If the goal is to deploy a model quickly with “good-enough” performance, Stochastic methods might be preferred. If the objective is the most precise convergence (in smaller-scale or offline tasks), Batch Gradient Descent or large-batch training might be more appropriate. Keeping logs of training time, memory usage, and final performance metrics helps systematically analyze the trade-offs.
How do you handle rolling updates of data, such as in an online learning scenario, when choosing between batch and stochastic gradient descent?
In online learning settings, new data arrives in a stream, and the model needs to update in near real-time. Batch Gradient Descent becomes impractical because you cannot reprocess the entire dataset repeatedly; it grows continually. Stochastic Gradient Descent is naturally suited to online learning because each newly arrived data sample can be used to immediately update the model parameters.
A pitfall is that the distribution of incoming data might shift over time. If your learning rate remains constant, older updates might still have too large an influence on the current model state. Decreasing the learning rate gradually or using more advanced optimizers with adaptive learning can help the model stay agile without overreacting to recent samples.
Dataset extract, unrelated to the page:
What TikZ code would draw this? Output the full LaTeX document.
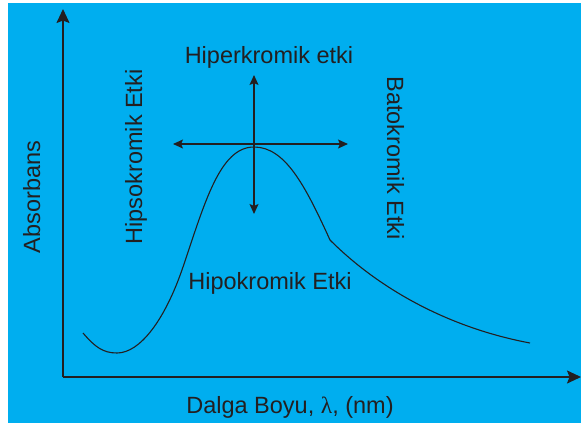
\documentclass[tikz,border=0pt]{standalone}
\usepackage{fontspec}
\setmainfont{Liberation Sans}
\newfontfamily\grk{Liberation Serif}
\usetikzlibrary{arrows.meta}
\definecolor{bgblue}{RGB}{0,174,239}
\definecolor{ink}{RGB}{35,31,32}
\tikzset{
  axisline/.style={draw=ink, line width=1.8pt, -{Stealth[length=14pt,width=13pt,inset=2.5pt]}},
  shiftarrow/.style={draw=ink, line width=1.1pt, {Stealth[length=10pt,width=9pt,inset=2pt]}-{Stealth[length=10pt,width=9pt,inset=2pt]}},
  curveline/.style={draw=ink, line width=1.1pt, line join=miter},
  lbl/.style={text=ink, font=\fontsize{23.5}{28}\selectfont, inner sep=0pt}
}
\begin{document}
\begin{tikzpicture}[x=1pt,y=-1pt]
\useasboundingbox (0,0) rectangle (581,423);
\fill[white] (0,0) rectangle (581,423);
\fill[bgblue] (8,3) rectangle (581,423);
% axes
\coordinate (O) at (63,377);
\coordinate (Ytip) at (63,9);
\coordinate (Xtip) at (581,377);
\draw[axisline] (O) -- (Ytip);
\draw[axisline] (O) -- (Xtip);
% curve
\coordinate (C0) at (83,333);
\coordinate (Cmin) at (117,353);
\coordinate (C1) at (183,267);
\coordinate (Cpk) at (254,147);
\coordinate (Ck) at (330,240);
\coordinate (Cend) at (530,343);
\draw[curveline] (C0) .. controls (95,347) and (103,353) .. (Cmin)
  .. controls (140,353) and (165,320) .. (C1)
  .. controls (205,202) and (220,147) .. (Cpk)
  .. controls (285,147) and (305,185) .. (Ck)
  .. controls (380,290) and (450,328) .. (Cend);
% shift arrows
\coordinate (L) at (173,144);
\coordinate (R) at (348,144);
\coordinate (T) at (254,75);
\coordinate (B) at (254,214);
\draw[shiftarrow] (L) -- (R);
\draw[shiftarrow] (T) -- (B);
% labels
\node[lbl, anchor=base] (hiper) at (269,63) {Hiperkromik etki};
\node[lbl, anchor=base] (hipo) at (270,289) {Hipokromik Etki};
\node[lbl, anchor=base, rotate=90] (hipso) at (142,157) {Hipsokromik Etki};
\node[lbl, anchor=base, rotate=-90] (bato) at (387,158) {Batokromik Etki};
\node[lbl, anchor=base, rotate=90] (abs) at (40,197) {Absorbans};
\node[lbl, anchor=base] (dalga) at (290,413) {Dalga Boyu, {\grk λ}, (nm)};
\end{tikzpicture}
\end{document}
Another subtlety is that if the data distribution changes drastically (concept drift), the model might need a mechanism to forget older patterns. This can be managed by resetting certain parts of the model or using time-weighted losses.
Ensuring stable updates in online learning also demands careful monitoring: if outliers or noise become frequent in the data stream, stochastic updates can degrade the model rapidly. Sometimes, you might temporarily buffer a small batch of recent data to achieve a mini-batch approach, combining partial stability with real-time adaptability.